Gaza residents said the pause that lasts just for a few days would do little to relieve their sufferings after weeks of heavy bombing, and even in the south, where Israel has urged civilians to flee for their safety.
There have been contrasting portrayals by the media on the release of hostages by Israel and Hamas and underlines the pervasive double standards.
As I went through the coverage of the release of hostages, a disconcerting pattern emerged.
It was disheartening to witness instances where the Western media seemed to adjust its tone, subtly acknowledging a bias that favours the Israeli perspective. This raises questions about journalistic integrity and the role of the media in shaping public opinion.
A glaring example lies in the language employed to describe those released.
The juxtaposition of “children” for Hamas’ captives versus “criminals” for the Israeli releases is more than a matter of semantics. It perpetuates a divisive narrative that undermines our collective understanding of the situation.
Equally troubling is the hesitancy of the Israeli government to allow media access to the released hostages. Transparency is the bedrock of a healthy democracy, and any hindrance to it raises valid concerns.

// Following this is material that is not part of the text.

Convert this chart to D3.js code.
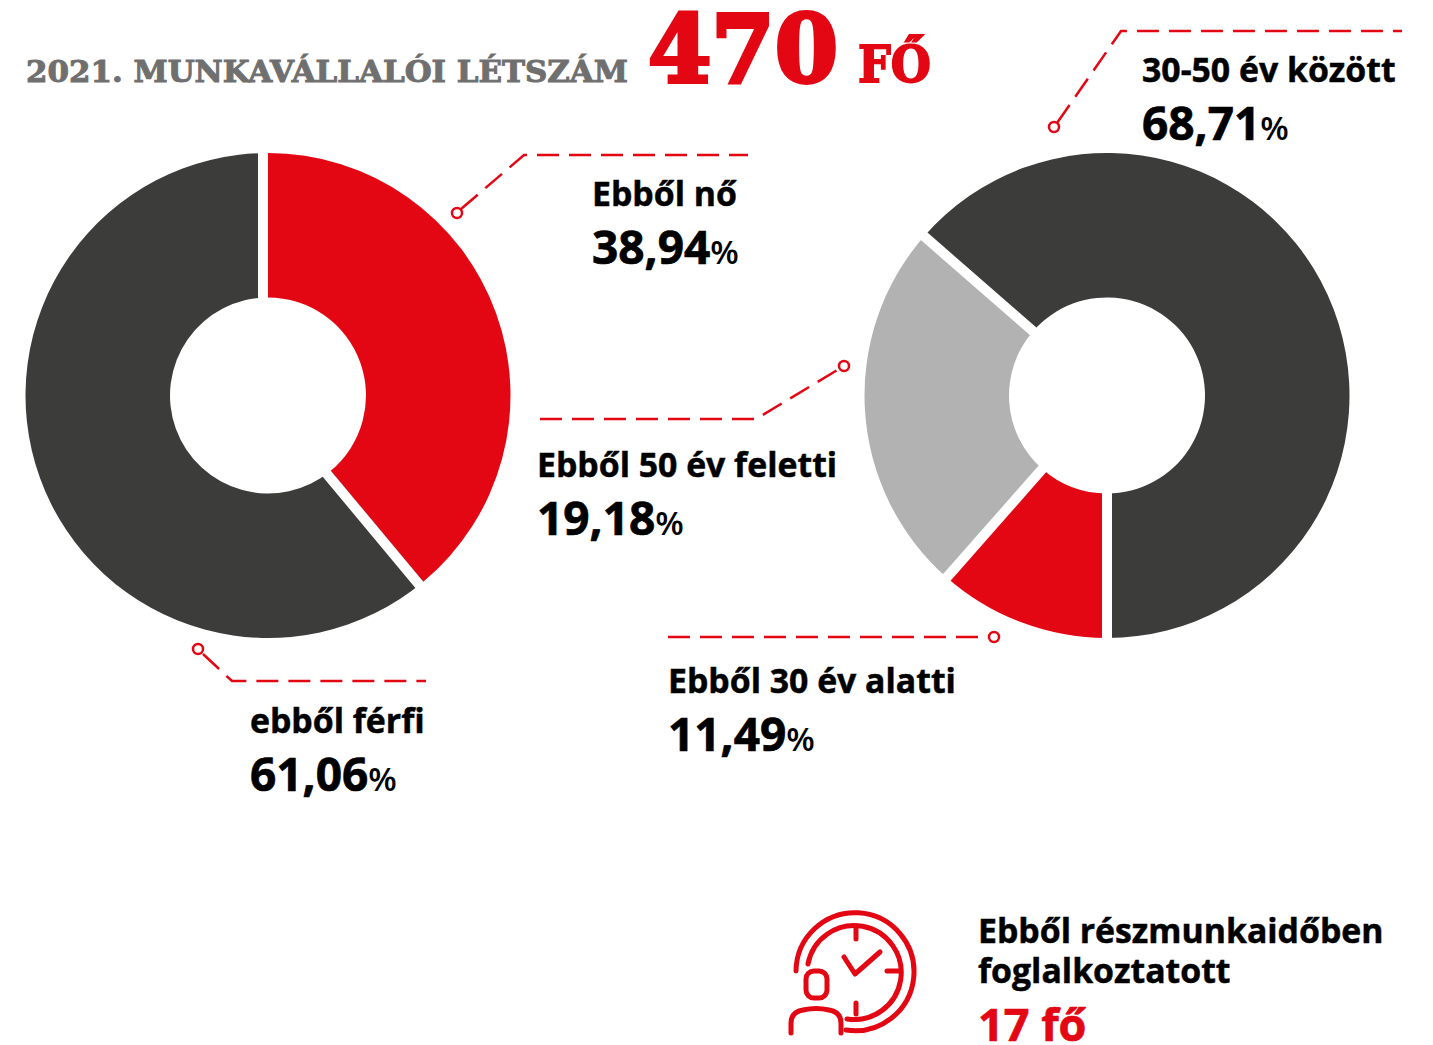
<!DOCTYPE html>
<html><head><meta charset="utf-8">
<script src="https://cdn.jsdelivr.net/npm/d3@7"></script>
<style>html,body{margin:0;background:#fff}svg{display:block}text{font-family:"Open Sans",sans-serif}</style>
</head><body><svg id="c" width="1433" height="1045"></svg>
<script>
const genderLabels=["nő","férfi"];
const genderValues=[38.94,61.06];
const ageLabels=["30-50","30 alatt","50 felett"];
const ageValues=[63.6,11.49,24.91];
const red="#e30613",dark="#3c3c3b",grey="#b2b2b2",ink="#000";
const svg=d3.select("#c");
const R=242.5,r0=98;
function donut(cx,cy,values,colors,start,offs){
  const pie=d3.pie().sort(null).startAngle(start).endAngle(start+2*Math.PI)(values);
  const arc=d3.arc().innerRadius(r0).outerRadius(R);
  const g=svg.append("g").attr("transform",`translate(${cx},${cy})`);
  g.selectAll("path.s").data(pie).join("path").attr("class","s").attr("d",arc).attr("fill",(d,i)=>colors[i]);
  g.selectAll("line").data(pie).join("line")
   .attr("transform",(d,i)=>`rotate(${d.startAngle*180/Math.PI}) translate(${offs[i]},0)`)
   .attr("x1",0).attr("y1",-90).attr("x2",0).attr("y2",-250)
   .attr("stroke","#fff").attr("stroke-width",10);
}
const pct=d3.scaleLinear().domain([0,100]).range([0,2*Math.PI]);
donut(268,395.5,genderValues,[red,dark],0,[-5,5]);
donut(1107,395.5,ageValues,[dark,red,grey],pct(50-ageValues[0]),[0,0,0]);
function leader(pts,end){
  svg.append("path").attr("d",d3.line()(pts)).attr("fill","none").attr("stroke",red).attr("stroke-width",2.5).attr("stroke-dasharray","22 10");
  svg.append("circle").attr("cx",end[0]).attr("cy",end[1]).attr("r",5).attr("fill","#fff").attr("stroke",red).attr("stroke-width",2.5);
}
leader([[461,209],[524,155],[748,155]],[457,213]);
leader([[203,654],[232,681],[426,681]],[198,649]);
leader([[1057,123],[1121,31],[1402,31]],[1054,127]);
leader([[540,419],[756,419],[839,369]],[844,366]);
leader([[668,637],[989,637]],[994,637]);
function label(x,y,t,v){
  svg.append("text").attr("x",x).attr("y",y).attr("font-size",33.8).attr("font-weight",700).attr("fill",ink).attr("stroke",ink).attr("stroke-width",0.5).text(t);
  const n=svg.append("text").attr("x",x).attr("y",y+58).attr("font-size",46).attr("font-weight",700).attr("fill",ink).attr("stroke",ink).attr("stroke-width",0.7).text(v);
  n.append("tspan").attr("font-size",33).attr("font-weight",600).attr("stroke-width",0).text("%");
}
label(592,206,"Ebből nő","38,94");
label(537,477,"Ebből 50 év feletti","19,18");
label(250,733,"ebből férfi","61,06");
label(668,693,"Ebből 30 év alatti","11,49");
label(1142,82,"30-50 év között","68,71");
const serif='"DejaVu Serif",serif';
function heavy(x,w,size,sw,fill,t){
  svg.append("text").attr("x",x).attr("y",82).attr("font-size",size).attr("font-weight",700).attr("fill",fill)
   .attr("stroke",fill).attr("stroke-width",sw).attr("textLength",w).attr("lengthAdjust","spacingAndGlyphs").style("font-family",serif).text(t);
}
heavy(26,602,30,1,"#706f6f","2021. MUNKAVÁLLALÓI LÉTSZÁM");
heavy(648,190,94,4,red,"470");
heavy(858,73,50,1.8,red,"FŐ");
svg.append("text").attr("x",978).attr("y",943).attr("font-size",33.8).attr("font-weight",700).attr("fill",ink).attr("stroke",ink).attr("stroke-width",0.5).text("Ebből részmunkaidőben");
svg.append("text").attr("x",978).attr("y",983).attr("font-size",33.8).attr("font-weight",700).attr("fill",ink).attr("stroke",ink).attr("stroke-width",0.5).text("foglalkoztatott");
svg.append("text").attr("x",978).attr("y",1041).attr("font-size",45).attr("font-weight",700).attr("fill",red).attr("stroke",red).attr("stroke-width",0.7).text("17 fő");
const ic=svg.append("g").attr("fill","none").attr("stroke",red).attr("stroke-width",5).attr("stroke-linecap","round").attr("stroke-linejoin","round");
ic.append("path").attr("d","M796 971A59 59 0 1 1 846 1030");
ic.append("path").attr("d","M808 964A47 47 0 1 1 847 1019");
ic.append("path").attr("d","M856 928V939M899 971H887M856 1003V1014M844 957L855 974L880 952");
ic.append("path").attr("d","M806 979a8 8 0 0 1 8-8h5a8 8 0 0 1 8 8v11a8 8 0 0 1 -8 8h-5a8 8 0 0 1 -8-8zM791 1033v-10q0-11 12-13q13-3 26 0q12 2 12 13v10");
</script></body></html>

In contrast, Hamas willingly presented the individuals they released, providing a side of the story often overshadowed by prevailing negative perceptions.
One cannot ignore the protracted detention of Palestinian youths without charges, a practice that contradicts the principles of justice and human rights. We must question the policies that result in the loss of youth, due to what can only be described as unjust treatment.
The question now looms: What comes after these four days? It is a question that demands answers, not in the form of rhetoric or political manoeuvring but in actions that speak of a commitment to peace and justice.
The truth must be allowed to surface, unobstructed by biases and preconceived notions.
I implore the international community, especially the government of the United States, to reconsider its stance and play a more impartial role in resolving the conflict.
The recent intervention by the US President Joe Biden to halt Israeli actions is a step in the right direction. It now presents an opportunity for the American government to be a fair and just mediator, and a force for peace.
It’s time for the US President and American government to show their humane side.
If they don’t step in now, they will be targeted across the world. Their embassies will have to invent a new alert status for what will follow.
They will have to live in the shadow of fear.
The onus is on the American government to stop the war. If they don’t, the situation will put Israel and the Israel Defence Forces (IDF) and American government in embarrassment with more casualties on their side. They would cut a sorry face in front of the world for not being able to defeat Hamas.